Oltre i temi della terra e del mare e sempre attraverso un linguaggio di “protezione di queste risorse” si arriva, negli anni ‘90 alle grandi installazioni, a partire dai ricci, come quella del‘98 in Sardegna “Monumento al riccio”, un’opera di circa due metri e mezzo di diametro, presentata poi al Museo Pascali nel 2014. Perché il riccio diventa così grande?
«Un messaggio; per difendersi dall’aggressività dell’uomo. Si ingigantisce. Come fa per esempio un piccolo gatto di fronte ad un cane minaccioso. La natura si fa protettiva di sé stessa, diventa grembo materno e i titoli delle installazioni sono infatti indicativi “Tienimi – Non lasciarmi – Io e te” e così via. I ricci come anche le cozze; rimandano ad una difesa fisiologica». I ricci come le altre forme biomorfe, meduse e rose di mare, si presentano con materiali inediti come la polvere di quarzo. La produzione di Iurilli, tra tradizione e sperimentazione, spazia ora attraverso un linguaggio di arti figurative e di identità culturale e l’elemento ricorrente è senza dubbio il “fuori misura”, dai ricci al tema floreale. L’arte del maestro rimanda a temi dell’ambiente e della sua eco sostenibilità ma non solo; indicano valori collettivi. E sempre sul tema della protezione, nell’ultima personale protrattasi fino a novembre 2021, “La forma del colore”, al castello V di Monopoli e curata da Lorenzo Canova, lo scultore ha “giocato” anche con il colore installando una gabbia “magica” a misura d’uomo dove oltre alle maglie di rete metallica ci sono, incastonate, centinaia di cerbottane in carta colorata, un cubo scenico che rimanda ai giochi dell’infanzia. Un allestimento tutto che parte dalla pittura per arrivare alla scultura e tornare di nuovo al dipinto.

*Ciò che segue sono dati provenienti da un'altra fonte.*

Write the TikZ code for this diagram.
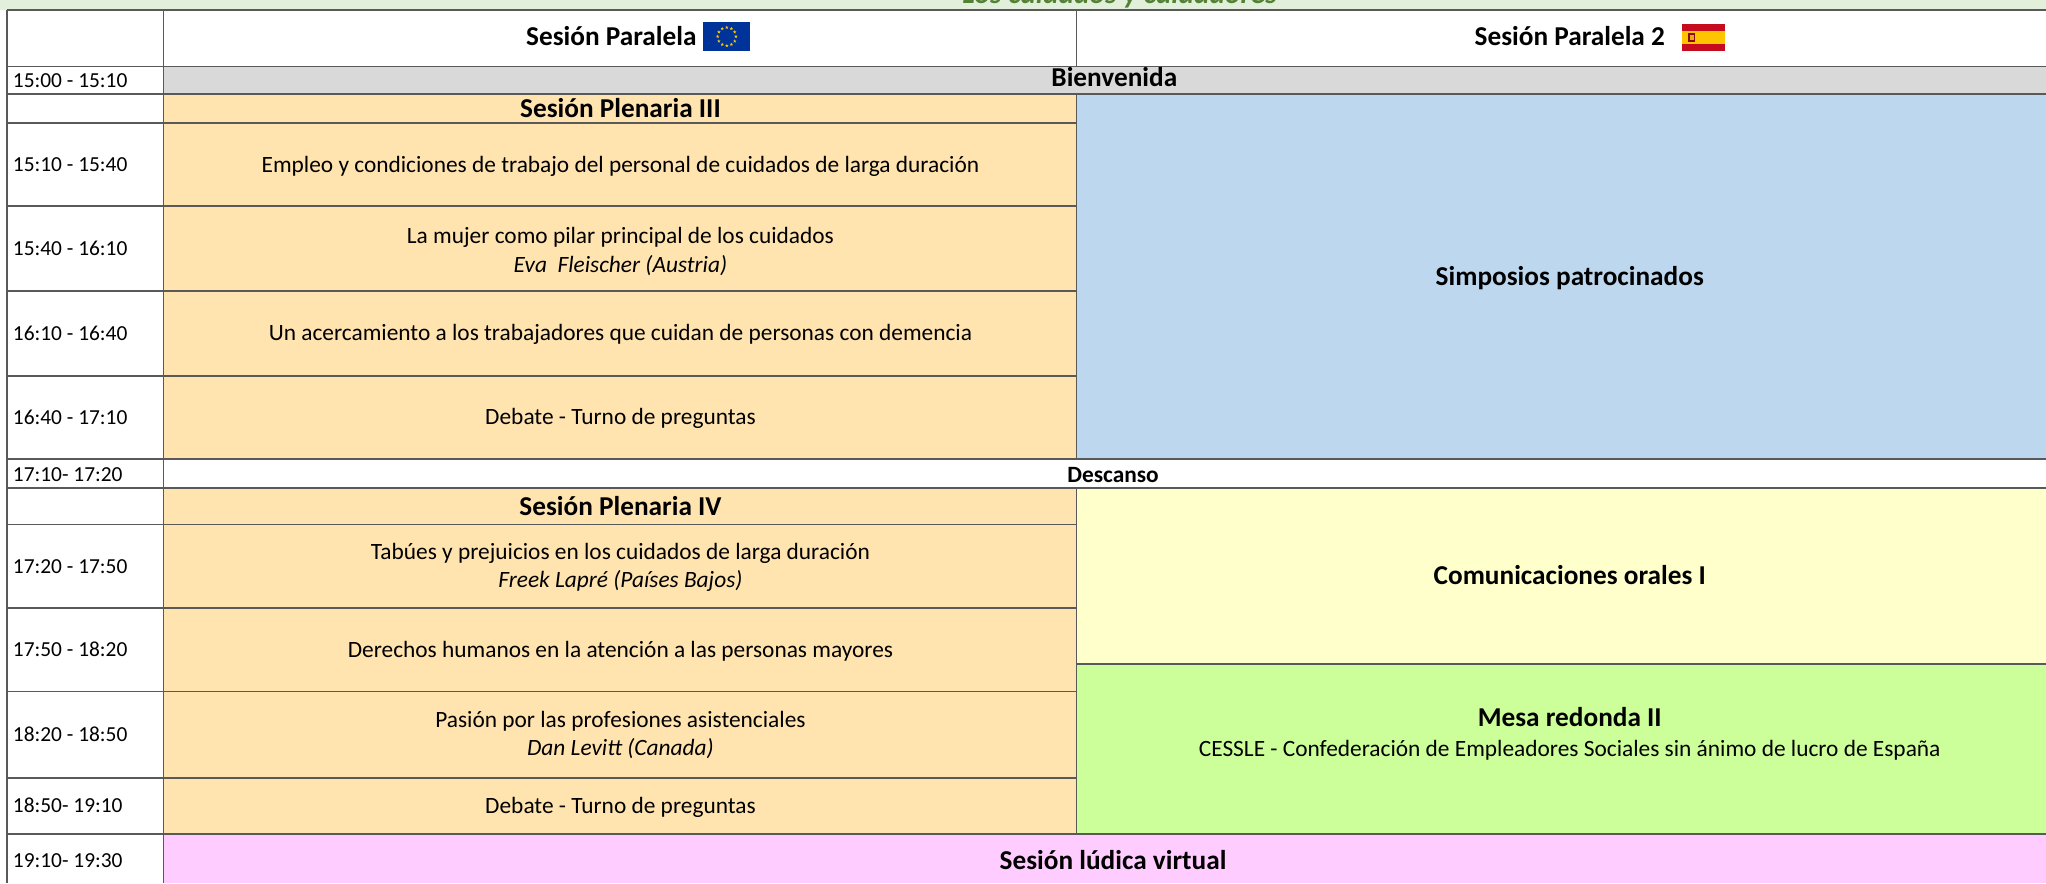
\documentclass[tikz,border=0pt]{standalone}
\usepackage{fontspec}
\setmainfont{Carlito}
\definecolor{gbar}{HTML}{E2EFDA}
\definecolor{grayrow}{HTML}{D9D9D9}
\definecolor{orng}{HTML}{FFE4B0}
\definecolor{blu}{HTML}{BDD7EE}
\definecolor{yel}{HTML}{FFFFCC}
\definecolor{grn}{HTML}{CCFF99}
\definecolor{pnk}{HTML}{FFCCFF}
\definecolor{gridc}{HTML}{595959}
\definecolor{titlegreen}{HTML}{548235}
\definecolor{eublue}{HTML}{003399}
\definecolor{euyel}{HTML}{FFCC00}
\definecolor{esred}{HTML}{C60B1E}
\definecolor{esyel}{HTML}{FFC400}
\begin{document}
\begin{tikzpicture}[x=1pt,y=-1pt,
  grid/.style={draw=gridc, line width=1.4pt},
  tm/.style={anchor=base west, inner sep=0pt, font=\fontsize{16.4}{19}\selectfont},
  bd/.style={anchor=base, inner sep=0pt, font=\fontsize{17.9}{21}\selectfont},
  bdi/.style={anchor=base, inner sep=0pt, font=\fontsize{17.9}{21}\selectfont\itshape},
  hd/.style={anchor=base, inner sep=0pt, font=\fontsize{20.9}{24}\selectfont\bfseries},
  hs/.style={anchor=base, inner sep=0pt, font=\fontsize{17.9}{21}\selectfont\bfseries}]
\useasboundingbox (0,0) rectangle (1568,677);
% backgrounds
\fill[white] (0,0) rectangle (1568,677);
\fill[gbar] (0,0) rectangle (1568,7.5);
\fill[grayrow] (125.3,51) rectangle (1568,72);
\fill[orng] (125.3,72) rectangle (825,352);
\fill[orng] (125.3,374) rectangle (825,639);
\fill[blu] (825,72) rectangle (1568,352);
\fill[yel] (825,374) rectangle (1568,509);
\fill[grn] (825,509) rectangle (1568,639);
\fill[pnk] (125.3,639) rectangle (1568,677);
% cut-off title
\begin{scope}
\clip (0,0) rectangle (1568,7.5);
\node[anchor=base, inner sep=0pt, text=titlegreen, font=\fontsize{22.5}{26}\selectfont\bfseries\itshape] (title) at (858,3) {Los cuidados y cuidadores};
\end{scope}
% grid lines
\foreach \yy in {7.5,51,72,352,374,639}{\draw[grid] (5.6,\yy) -- (1568,\yy);}
\foreach \yy in {94,158,223,288,402,466,530,596}{\draw[grid] (5.6,\yy) -- (825,\yy);}
\draw[grid] (825,509) -- (1568,509);
\draw[grid] (5.6,7.5) -- (5.6,677);
\draw[grid] (125.3,7.5) -- (125.3,677);
\draw[grid] (825,7.5) -- (825,51);
\draw[grid] (825,72) -- (825,352);
\draw[grid] (825,374) -- (825,639);
% flags
\fill[eublue] (539,17) rectangle (575,39);
\foreach \a in {0,30,...,330}{
  \fill[euyel, shift={(557,28)}, shift={(\a:7)}] (270:1.4) -- (306:0.55) -- (342:1.4) -- (18:0.55) -- (54:1.4) -- (90:0.55) -- (126:1.4) -- (162:0.55) -- (198:1.4) -- (234:0.55) -- cycle;
}
\fill[esred] (1289,18.4) rectangle (1322,39);
\fill[esyel] (1289,23.6) rectangle (1322,33.8);
\fill[esred!70!black] (1294,25.5) rectangle (1299,32);
\fill[esyel!60!brown] (1295,26.5) rectangle (1298,30.5);
% header texts
\node[hd] (sp1) at (468.5,35) {Sesión Paralela};
\node[hd] (sp2) at (1203,35) {Sesión Paralela 2};
% time labels
\node[tm] (t1) at (9.7,66.7) {15:00 - 15:10};
\node[tm] (t2) at (9.7,131.2) {15:10 - 15:40};
\node[tm] (t3) at (9.7,195.7) {15:40 - 16:10};
\node[tm] (t4) at (9.7,260.7) {16:10 - 16:40};
\node[tm] (t5) at (9.7,325.2) {16:40 - 17:10};
\node[tm] (t6) at (9.7,368.7) {17:10- 17:20};
\node[tm] (t7) at (9.7,439.2) {17:20 - 17:50};
\node[tm] (t8) at (9.7,503.2) {17:50 - 18:20};
\node[tm] (t9) at (9.7,568.2) {18:20 - 18:50};
\node[tm] (t10) at (9.7,622.8) {18:50- 19:10};
\node[tm] (t11) at (9.7,665.2) {19:10- 19:30};
% full-row items
\node[hd] (bien) at (854,66) {Bienvenida};
\node[hs] (desc) at (853,369.7) {Descanso};
\node[hd] (ludi) at (853,666.7) {Sesión lúdica virtual};
% column 1
\node[hd] (p3) at (475.5,89.7) {Sesión Plenaria III};
\node[bd] (a1) at (475.5,132) {Empleo y condiciones de trabajo del personal de cuidados de larga duración};
\node[bd] (a2) at (475.5,186.7) {La mujer como pilar principal de los cuidados};
\node[bdi] (a2s) at (475.5,208.7) {Eva~~Fleischer (Austria)};
\node[bd] (a3) at (475.5,261) {Un acercamiento a los trabajadores que cuidan de personas con demencia};
\node[bd] (a4) at (475.5,325.7) {Debate - Turno de preguntas};
\node[hd] (p4) at (475.5,394.7) {Sesión Plenaria IV};
\node[bd] (b1) at (475.5,428.4) {Tabúes y prejuicios en los cuidados de larga duración};
\node[bdi] (b1s) at (475.5,450) {Freek Lapré (Países Bajos)};
\node[bd] (b2) at (475.5,503.7) {Derechos humanos en la atención a las personas mayores};
\node[bd] (b3) at (475.5,557.7) {Pasión por las profesiones asistenciales};
\node[bdi] (b3s) at (475.5,578.7) {Dan Levitt (Canada)};
\node[bd] (b4) at (475.5,623.2) {Debate - Turno de preguntas};
% column 2
\node[hd] (simp) at (1203,219) {Simposios patrocinados};
\node[hd] (com) at (1203,448.2) {Comunicaciones orales I};
\node[hd] (mesa) at (1203,556.7) {Mesa redonda II};
\node[bd] (cess) at (1203,579.7) {CESSLE - Confederación de Empleadores Sociales sin ánimo de lucro de España};
\end{tikzpicture}
\end{document}
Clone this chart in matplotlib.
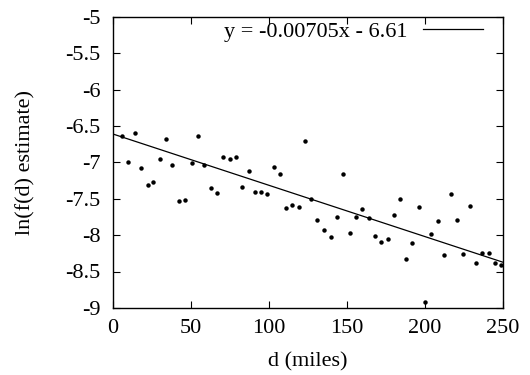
import numpy as np
import matplotlib
matplotlib.use('Agg')
import matplotlib.pyplot as plt

# ===================================数据====================================

d_miles = [6.0, 9.8, 13.9, 17.9, 22.2, 26.0, 30.0, 34.0, 38.0, 42.3,
           46.4, 50.4, 54.5, 58.5, 62.6, 66.7, 70.7, 74.8, 78.8, 82.9,
           87.0, 91.0, 95.0, 99.0, 103.0, 107.0, 111.0, 115.0, 119.0, 123.0,
           127.0, 131.0, 135.5, 139.5, 143.6, 147.6, 151.7, 155.8, 159.8, 164.0,
           168.0, 172.0, 176.0, 180.0, 184.0, 188.0, 192.0, 196.0, 200.0, 204.0,
           208.5, 212.4, 216.5, 220.5, 224.6, 228.6, 232.7, 236.8, 240.8, 244.9,
           249.0]
ln_fd = [-6.64, -6.99, -6.59, -7.08, -7.31, -7.27, -6.95, -6.68, -7.03, -7.53,
         -7.52, -7.01, -6.64, -7.04, -7.35, -7.42, -6.92, -6.96, -6.92, -7.34,
         -7.12, -7.41, -7.41, -7.44, -7.06, -7.16, -7.63, -7.58, -7.62, -6.70,
         -7.51, -7.79, -7.93, -8.03, -7.75, -7.16, -7.97, -7.75, -7.64, -7.76,
         -8.01, -8.09, -8.05, -7.72, -7.50, -8.33, -8.11, -7.61, -8.92, -7.99,
         -7.80, -8.28, -7.44, -7.79, -8.26, -7.60, -8.39, -8.25, -8.25, -8.39,
         -8.41]

slope = -0.00705
intercept = -6.61
fit_x = [0, 250]

xticks = [0, 50, 100, 150, 200, 250]
yticks = [-9, -8.5, -8, -7.5, -7, -6.5, -6, -5.5, -5]
ytick_labels = ['-9', '-8.5', '-8', '-7.5', '-7', '-6.5', '-6', '-5.5', '-5']

# ===================================绘图====================================

plt.rcParams['font.family'] = ['Liberation Serif', 'DejaVu Serif']
plt.rcParams['font.size'] = 16

fig = plt.figure(figsize=(5.3, 3.75), dpi=100)
ax = fig.add_axes([0.213, 0.179, 0.736, 0.776])

fit_y = [slope * x + intercept for x in fit_x]
ax.plot(fit_x, fit_y, color='black', lw=0.9, label='y = -0.00705x - 6.61')
ax.plot(d_miles, ln_fd, 'o', color='black', ms=3.2, mew=0)

ax.set_xlim(0, 250)
ax.set_ylim(-9, -5)
ax.set_xticks(xticks)
ax.set_yticks(yticks)
ax.set_yticklabels(ytick_labels)
ax.tick_params(direction='in', top=True, right=True, length=5, width=0.8)
ax.tick_params(axis='x', pad=8)
ax.tick_params(axis='y', pad=9)
for s in ax.spines.values():
    s.set_linewidth(1.0)

ax.set_xlabel('d (miles)', labelpad=10)
ax.set_ylabel('ln(f(d) estimate)', labelpad=21)

ax.legend(loc='upper right', frameon=False, markerfirst=False,
          handlelength=2.7, handletextpad=0.7, borderaxespad=0, borderpad=0,
          bbox_to_anchor=(0.949, 0.985))

fig.savefig('out.png', dpi=100)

E le rose, quelle grandi, a volte aperte o semichiuse, e che spiccano tra le sue opere?
«Qualcuno dice che sono esplicite allusioni sessuali; sono invece non intenzionali ma spontanee e sottintese».
Dove e quando potremo ammirare ancora il suo estro?
«A giugno, a Bari, una mostra su di una mia idea originale. Preferisco però non precisare nulla».